Linguistics

PodZinger accepts Jesus

PodZinger rejects Jesus is the title of a blog entry by University of Pennsylvania Professor Mark Liberman, who is in both the Linguistics and Computer Science departments.  Prof. Liberman is very knowledgable about the techniques we use to generate our speech-to-text index of podcasts, and wrote about the strengths and weaknesses of our state-of-the-art speech recognition technology.

We use a statistical model of word and n-gram sequences in order to  produce a sequence of words that we think was the most probable word sequence matching the phoneme sequence that we recognized.  If the type of input (like entertainment vs news) is a good match to our corpus or training material, then our word error rates are likely to be quite low.

While we specifically haven’t trained on a corpus of religious texts, we have indexed a tremendous amount of sermons.  The largest podcast series I know of is “Sermon Audio” of which we have indexed 3,860 episodes at this writing, many of which appear to no longer be accessible. 

In total so far, Sermon Audio has 18.8 million words, and total 2706 hours worth of sermons.  So in fact PodZinger has listened to more sermons than anyone I know.

The Blog is mightier than the sword

University of Pennsylvania Professor Mark Liberman has an interesting analysis of some of our PodZinger transcriptions. Prof. Liberman was searching PodZinger for any interviews of George Deutsch, a former NASA public affairs officer.

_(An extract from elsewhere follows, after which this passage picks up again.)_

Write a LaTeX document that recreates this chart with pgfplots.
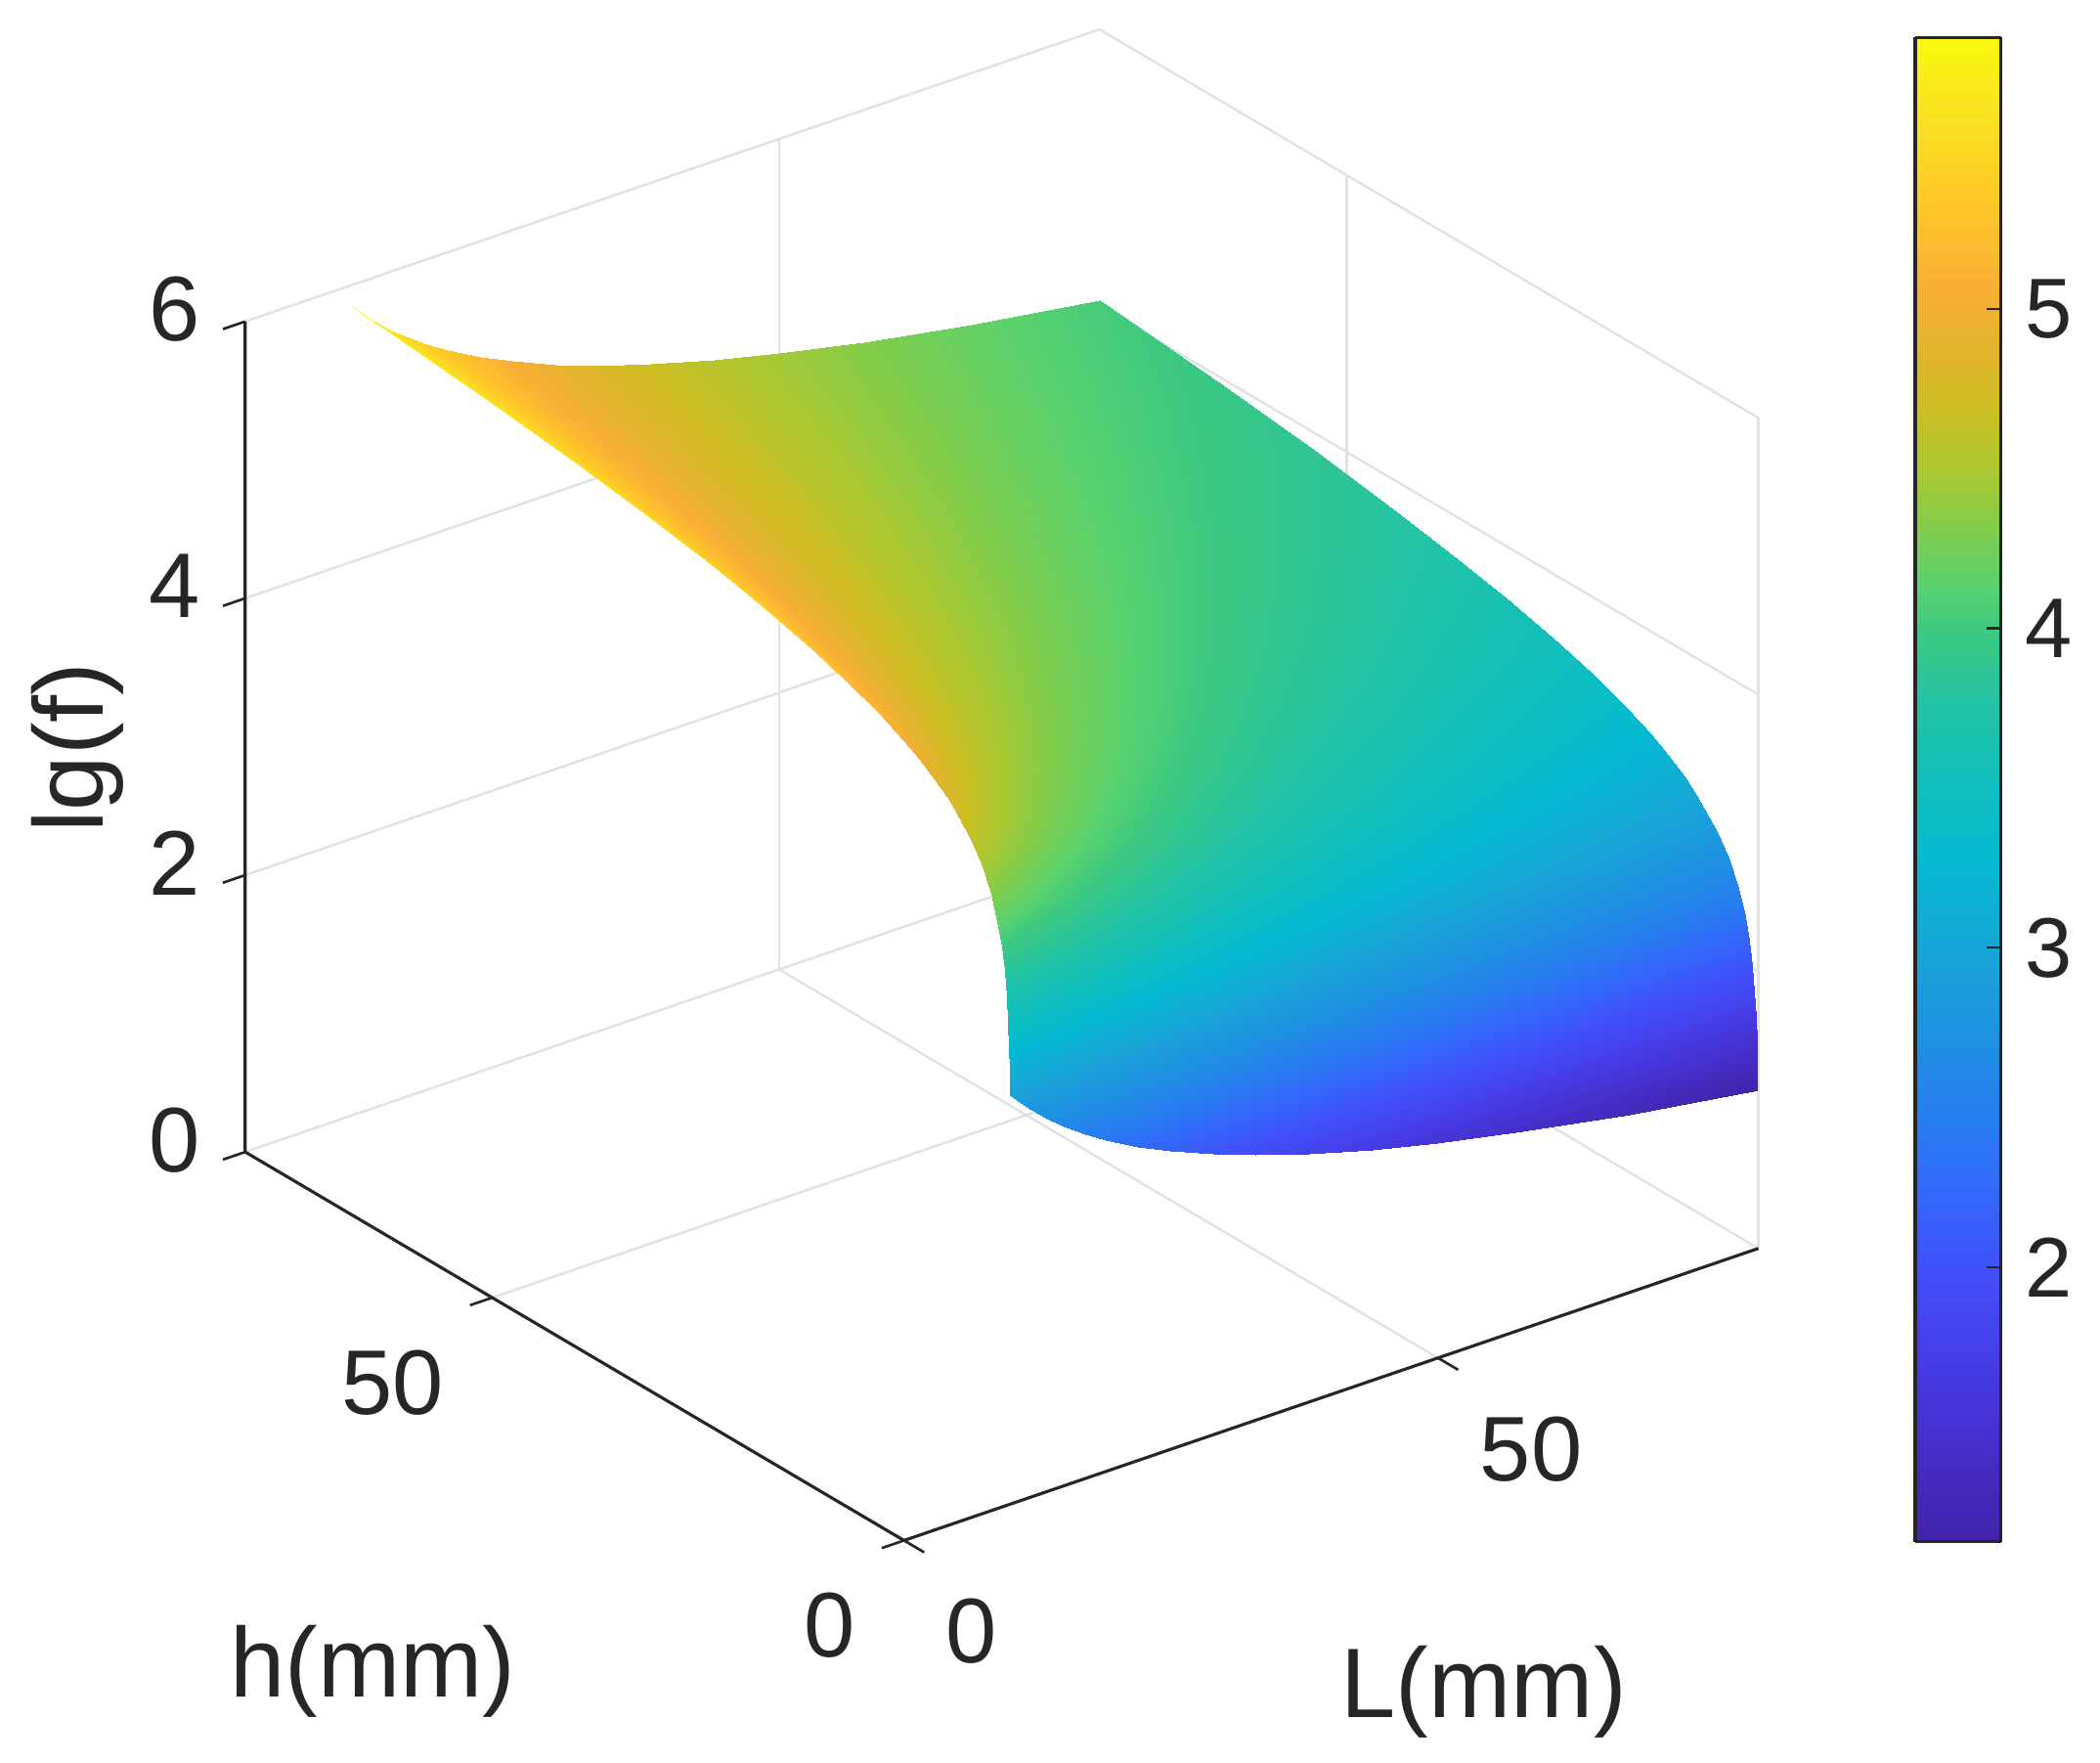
\documentclass[border=0pt]{standalone}
\usepackage{fontspec}
\setmainfont{Liberation Sans}
\usepackage{pgfplots}
\pgfplotsset{compat=1.18}
\definecolor{gridgray}{RGB}{226,226,226}
\definecolor{axisblack}{RGB}{38,38,38}
\pgfplotsset{
  colormap={boosted}{
    rgb255(115pt)=(65,35,170) rgb255(144pt)=(70,45,200) rgb255(171pt)=(70,60,230)
    rgb255(200pt)=(65,80,250) rgb255(226pt)=(50,105,250) rgb255(246pt)=(40,125,240)
    rgb255(273pt)=(30,145,225) rgb255(300pt)=(25,165,215) rgb255(328pt)=(5,185,210)
    rgb255(350pt)=(15,190,190) rgb255(377pt)=(35,195,165) rgb255(400pt)=(60,200,130)
    rgb255(415pt)=(90,210,110) rgb255(433pt)=(130,205,75) rgb255(450pt)=(170,200,50)
    rgb255(470pt)=(205,190,35) rgb255(487pt)=(225,180,45) rgb255(508pt)=(250,175,55)
    rgb255(535pt)=(255,200,40) rgb255(561pt)=(250,225,35) rgb255(586pt)=(250,250,15)
  }
}
\begin{document}
\begin{tikzpicture}
\path[use as bounding box] (0,0) rectangle (15.68,-13.16);
\begin{axis}[
    at={(6.75cm,-11.50cm)}, anchor=origin,
    x={(0.07975cm,0.02725cm)}, y={(-0.0615cm,0.03625cm)}, z={(0cm,1.0333cm)},
    xmin=0, xmax=80, ymin=0, ymax=80, zmin=0, zmax=6,
    clip=false,
    xtick={0,50}, ytick={0,50}, ztick={0,2,4,6},
    grid=major,
    grid style={gridgray, line width=0.5pt},
    axis line style={draw=none},
    major tick length=0pt,
    tick style={draw=none},
    /pgf/number format/assume math mode=true,
    tick label style={font=\fontsize{19.5}{24}\selectfont, text=axisblack},
    xticklabel style={anchor=west, xshift=0.19cm, yshift=-0.68cm},
    yticklabel style={anchor=east, xshift=-0.24cm, yshift=-0.635cm},
    zticklabel style={anchor=center, xshift=-0.53cm, yshift=0.09cm},
    label style={font=\fontsize{21}{25}\selectfont, text=axisblack},
    xlabel={L(mm)}, ylabel={h(mm)}, zlabel={lg(f)},
    xlabel style={at={(axis cs:19.82,-44.7,0)}, anchor=center, yshift=-0.05cm},
    ylabel style={at={(axis cs:-44,7.45,0)}, anchor=center, yshift=-0.05cm},
    zlabel style={at={(axis cs:0,100.3,2.21)}, anchor=center, rotate=0},
    colormap name=boosted,
    point meta min=1.14, point meta max=5.85,
    colorbar sampled,
    colorbar style={
      at={(parent axis.north east)}, anchor=north west,
      xshift=0.87cm, yshift=-0.06cm,
      width=0.64cm, height=11.23cm,
      samples=120,
      ytick={2,3,4,5},
      yticklabel pos=right, ytick pos=right,
      tick align=inside, major tick length=3pt,
      ymin=1.14, ymax=5.85,
      axis line style={draw=axisblack, line width=0.7pt},
      tick style={draw=axisblack, line width=0.5pt},
      yticklabel style={font=\fontsize{18}{22}\selectfont, text=axisblack, xshift=0.06cm},
      /pgf/number format/assume math mode=true,
    },
]
\addplot3[surf, shader=interp, mesh/cols=17, mesh/rows=24] coordinates {
(10,0.1,2.947) (11,0.1,2.864) (12,0.1,2.789) (13.5,0.1,2.686) (15,0.1,2.595) (17,0.1,2.486) (19,0.1,2.389) (22,0.1,2.262) (25,0.1,2.151) (29,0.1,2.022) (33,0.1,1.910) (38,0.1,1.787) (44,0.1,1.660) (50,0.1,1.549) (58,0.1,1.420) (68,0.1,1.282) (80,0.1,1.141)
(10,0.15,3.123) (11,0.15,3.040) (12,0.15,2.965) (13.5,0.15,2.862) (15,0.15,2.771) (17,0.15,2.662) (19,0.15,2.565) (22,0.15,2.438) (25,0.15,2.327) (29,0.15,2.198) (33,0.15,2.086) (38,0.15,1.963) (44,0.15,1.836) (50,0.15,1.725) (58,0.15,1.596) (68,0.15,1.458) (80,0.15,1.317)
(10,0.22,3.289) (11,0.22,3.206) (12,0.22,3.131) (13.5,0.22,3.028) (15,0.22,2.937) (17,0.22,2.828) (19,0.22,2.731) (22,0.22,2.604) (25,0.22,2.493) (29,0.22,2.364) (33,0.22,2.252) (38,0.22,2.129) (44,0.22,2.002) (50,0.22,1.891) (58,0.22,1.762) (68,0.22,1.624) (80,0.22,1.483)
(10,0.33,3.465) (11,0.33,3.382) (12,0.33,3.307) (13.5,0.33,3.204) (15,0.33,3.113) (17,0.33,3.004) (19,0.33,2.907) (22,0.33,2.780) (25,0.33,2.669) (29,0.33,2.540) (33,0.33,2.428) (38,0.33,2.305) (44,0.33,2.178) (50,0.33,2.067) (58,0.33,1.938) (68,0.33,1.800) (80,0.33,1.659)
(10,0.5,3.646) (11,0.5,3.563) (12,0.5,3.488) (13.5,0.5,3.385) (15,0.5,3.294) (17,0.5,3.185) (19,0.5,3.088) (22,0.5,2.961) (25,0.5,2.850) (29,0.5,2.721) (33,0.5,2.609) (38,0.5,2.486) (44,0.5,2.359) (50,0.5,2.248) (58,0.5,2.119) (68,0.5,1.981) (80,0.5,1.840)
(10,0.75,3.822) (11,0.75,3.739) (12,0.75,3.664) (13.5,0.75,3.561) (15,0.75,3.470) (17,0.75,3.361) (19,0.75,3.264) (22,0.75,3.137) (25,0.75,3.026) (29,0.75,2.897) (33,0.75,2.785) (38,0.75,2.662) (44,0.75,2.535) (50,0.75,2.424) (58,0.75,2.295) (68,0.75,2.157) (80,0.75,2.016)
(10,1.1,3.988) (11,1.1,3.905) (12,1.1,3.830) (13.5,1.1,3.727) (15,1.1,3.636) (17,1.1,3.527) (19,1.1,3.430) (22,1.1,3.303) (25,1.1,3.192) (29,1.1,3.063) (33,1.1,2.951) (38,1.1,2.828) (44,1.1,2.701) (50,1.1,2.590) (58,1.1,2.461) (68,1.1,2.323) (80,1.1,2.182)
(10,1.6,4.151) (11,1.6,4.068) (12,1.6,3.993) (13.5,1.6,3.890) (15,1.6,3.799) (17,1.6,3.690) (19,1.6,3.593) (22,1.6,3.466) (25,1.6,3.355) (29,1.6,3.226) (33,1.6,3.114) (38,1.6,2.991) (44,1.6,2.864) (50,1.6,2.753) (58,1.6,2.624) (68,1.6,2.486) (80,1.6,2.345)
(10,2.4,4.327) (11,2.4,4.244) (12,2.4,4.169) (13.5,2.4,4.066) (15,2.4,3.975) (17,2.4,3.866) (19,2.4,3.769) (22,2.4,3.642) (25,2.4,3.531) (29,2.4,3.402) (33,2.4,3.290) (38,2.4,3.167) (44,2.4,3.040) (50,2.4,2.929) (58,2.4,2.800) (68,2.4,2.662) (80,2.4,2.521)
(10,3.6,4.503) (11,3.6,4.420) (12,3.6,4.345) (13.5,3.6,4.242) (15,3.6,4.151) (17,3.6,4.042) (19,3.6,3.945) (22,3.6,3.818) (25,3.6,3.707) (29,3.6,3.578) (33,3.6,3.466) (38,3.6,3.343) (44,3.6,3.216) (50,3.6,3.105) (58,3.6,2.976) (68,3.6,2.838) (80,3.6,2.697)
(10,5,4.646) (11,5,4.563) (12,5,4.488) (13.5,5,4.385) (15,5,4.294) (17,5,4.185) (19,5,4.088) (22,5,3.961) (25,5,3.850) (29,5,3.721) (33,5,3.609) (38,5,3.486) (44,5,3.359) (50,5,3.248) (58,5,3.119) (68,5,2.981) (80,5,2.840)
(10,7.5,4.822) (11,7.5,4.739) (12,7.5,4.664) (13.5,7.5,4.561) (15,7.5,4.470) (17,7.5,4.361) (19,7.5,4.264) (22,7.5,4.137) (25,7.5,4.026) (29,7.5,3.897) (33,7.5,3.785) (38,7.5,3.662) (44,7.5,3.535) (50,7.5,3.424) (58,7.5,3.295) (68,7.5,3.157) (80,7.5,3.016)
(10,9,4.901) (11,9,4.818) (12,9,4.743) (13.5,9,4.640) (15,9,4.549) (17,9,4.440) (19,9,4.343) (22,9,4.216) (25,9,4.105) (29,9,3.976) (33,9,3.864) (38,9,3.741) (44,9,3.614) (50,9,3.503) (58,9,3.374) (68,9,3.236) (80,9,3.095)
(10,11,4.988) (11,11,4.905) (12,11,4.830) (13.5,11,4.727) (15,11,4.636) (17,11,4.527) (19,11,4.430) (22,11,4.303) (25,11,4.192) (29,11,4.063) (33,11,3.951) (38,11,3.828) (44,11,3.701) (50,11,3.590) (58,11,3.461) (68,11,3.323) (80,11,3.182)
(10,13,5.061) (11,13,4.978) (12,13,4.903) (13.5,13,4.800) (15,13,4.709) (17,13,4.600) (19,13,4.503) (22,13,4.376) (25,13,4.265) (29,13,4.136) (33,13,4.024) (38,13,3.901) (44,13,3.774) (50,13,3.663) (58,13,3.534) (68,13,3.396) (80,13,3.255)
(10,16,5.151) (11,16,5.068) (12,16,4.993) (13.5,16,4.890) (15,16,4.799) (17,16,4.690) (19,16,4.593) (22,16,4.466) (25,16,4.355) (29,16,4.226) (33,16,4.114) (38,16,3.991) (44,16,3.864) (50,16,3.753) (58,16,3.624) (68,16,3.486) (80,16,3.345)
(10,20,5.248) (11,20,5.165) (12,20,5.090) (13.5,20,4.987) (15,20,4.896) (17,20,4.787) (19,20,4.690) (22,20,4.563) (25,20,4.452) (29,20,4.323) (33,20,4.211) (38,20,4.088) (44,20,3.961) (50,20,3.850) (58,20,3.721) (68,20,3.583) (80,20,3.442)
(10,24,5.327) (11,24,5.244) (12,24,5.169) (13.5,24,5.066) (15,24,4.975) (17,24,4.866) (19,24,4.769) (22,24,4.642) (25,24,4.531) (29,24,4.402) (33,24,4.290) (38,24,4.167) (44,24,4.040) (50,24,3.929) (58,24,3.800) (68,24,3.662) (80,24,3.521)
(10,30,5.424) (11,30,5.341) (12,30,5.266) (13.5,30,5.163) (15,30,5.072) (17,30,4.963) (19,30,4.866) (22,30,4.739) (25,30,4.628) (29,30,4.499) (33,30,4.387) (38,30,4.264) (44,30,4.137) (50,30,4.026) (58,30,3.897) (68,30,3.759) (80,30,3.618)
(10,36,5.503) (11,36,5.420) (12,36,5.345) (13.5,36,5.242) (15,36,5.151) (17,36,5.042) (19,36,4.945) (22,36,4.818) (25,36,4.707) (29,36,4.578) (33,36,4.466) (38,36,4.343) (44,36,4.216) (50,36,4.105) (58,36,3.976) (68,36,3.838) (80,36,3.697)
(10,44,5.590) (11,44,5.507) (12,44,5.432) (13.5,44,5.329) (15,44,5.238) (17,44,5.129) (19,44,5.032) (22,44,4.905) (25,44,4.794) (29,44,4.665) (33,44,4.553) (38,44,4.430) (44,44,4.303) (50,44,4.192) (58,44,4.063) (68,44,3.925) (80,44,3.784)
(10,54,5.679) (11,54,5.596) (12,54,5.521) (13.5,54,5.418) (15,54,5.327) (17,54,5.218) (19,54,5.121) (22,54,4.994) (25,54,4.883) (29,54,4.754) (33,54,4.642) (38,54,4.519) (44,54,4.392) (50,54,4.281) (58,54,4.152) (68,54,4.014) (80,54,3.873)
(10,65,5.760) (11,65,5.677) (12,65,5.602) (13.5,65,5.499) (15,65,5.408) (17,65,5.299) (19,65,5.202) (22,65,5.075) (25,65,4.964) (29,65,4.835) (33,65,4.723) (38,65,4.600) (44,65,4.473) (50,65,4.362) (58,65,4.233) (68,65,4.095) (80,65,3.954)
(10,80,5.850) (11,80,5.767) (12,80,5.692) (13.5,80,5.589) (15,80,5.498) (17,80,5.389) (19,80,5.292) (22,80,5.165) (25,80,5.054) (29,80,4.925) (33,80,4.813) (38,80,4.690) (44,80,4.563) (50,80,4.452) (58,80,4.323) (68,80,4.185) (80,80,4.044)
};
\draw[axisblack, line width=0.65pt] (axis cs:80,0,0) -- (axis cs:0,0,0) -- (axis cs:0,80,0) -- (axis cs:0,80,6);
\draw[axisblack, line width=0.55pt] (axis cs:0,0,0) -- (axis cs:0,-2.45,0);
\draw[axisblack, line width=0.55pt] (axis cs:50,0,0) -- (axis cs:50,-2.45,0);
\draw[axisblack, line width=0.55pt] (axis cs:0,0,0) -- (axis cs:-2.08,0,0);
\draw[axisblack, line width=0.55pt] (axis cs:0,50,0) -- (axis cs:-2.08,50,0);
\draw[axisblack, line width=0.55pt] (axis cs:0,80,0) -- (axis cs:-2.08,80,0);
\draw[axisblack, line width=0.55pt] (axis cs:0,80,2) -- (axis cs:-2.08,80,2);
\draw[axisblack, line width=0.55pt] (axis cs:0,80,4) -- (axis cs:-2.08,80,4);
\draw[axisblack, line width=0.55pt] (axis cs:0,80,6) -- (axis cs:-2.08,80,6);
\end{axis}
\end{tikzpicture}
\end{document}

Deutsch resigned his position last week after intense public scrutiny when it was reported by the Scientific Activist Blog that he lied on his resume by listing a degree from Texas A&M which he never received. For more background information on this, check out: the Scientific Activist Blog, a New York Times account, the Bad Astronomy Blog, and Deutsch’s article that the theory that a Satanic cult killed Laci Peterson is “actually quite credible.”

Prof. Liberman’s search for “NASA” turned up good relevant Podcasts, but there were some funny transcriptions. “NASA’s top uh climate scientist” came out “nasa’s top arafat climate scientists.” Our speech recognition works with a language model trained mostly on news articles. My theory is that “top Arafat aide” is disproprtionately represented in our language model due to the time window of our training data and news-weighted inputs, leading to a likelihood that the bigram “top Arafat” appears.

Also, check out Prof. Liberman’s prior post titled “PodZinger rejects Jesus.” It is quite humorous and a good look at how our technology works. However, if you listen to the last podcast referenced in that post, be sure to be in a work/kid-safe place!